The DJB official said, “The objective is to treat all the sewage before it reaches the Najafgarh drain. Of the 126 drains falling into Najafgarh drain, the DJB in the first instance has taken up trapping of 47 drains. Some drains have been trapped under the interceptor sewer project and some are dry. STPs based on old design parameters are being upgraded in a phased manner and work has been awarded in three packages so far.” A total of 40 decentralised STPs are likely to come up, some within the Najafgarh drainage zone itself and others in the northwest and west areas — for some, land has been allotted but for some land is yet to be allocated, the official added.
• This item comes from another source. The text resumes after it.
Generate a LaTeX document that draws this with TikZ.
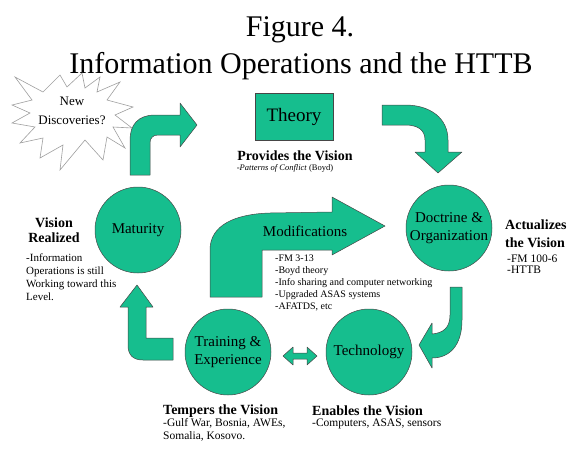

The Najafgarh drain has a flow or discharge of around 452 MGD (million gallons per day). Of this, around 252 MGD is treated effluent from STPs and 105 MGD is being discharged from Haryana through two drains including the Badshahpur drain, according to data with the DJB.
The drain is, therefore, heavily polluted. A report submitted by the Delhi Pollution Control Committee (DPCC) to the NGT last October on the mass death of fish in the Najafgarh drain had pointed to outfall drains from Gurgaon and Delhi that carry “huge quantity” of silt, sewage, industrial effluent and solid waste. The in-situ treatment of major drains and “selective dredging” without disturbing bird habitats to restore the natural flow of inflowing drains, and removal of water hyacinth in the Najafgarh drain are part of the plan for management of the Najafgarh jheel.
Manu Bhatnagar, principal director of the natural heritage division at INTACH, said, “The 1865 excavation of Sahibi nadi downstream of Najafgarh Jheel earned it the name of Najafgarh drain. The river used to function during the monsoon, feeding the Najafgarh jheel all the way from north of Jaipur. To ensure that it is navigable, you first need clean water in the drain, beautiful banks and depth. Intercepting the drains that flow into it could also reduce the draft in the Najafgarh drain and that will have to be considered. The water through the bed of the drain recharges the aquifers.”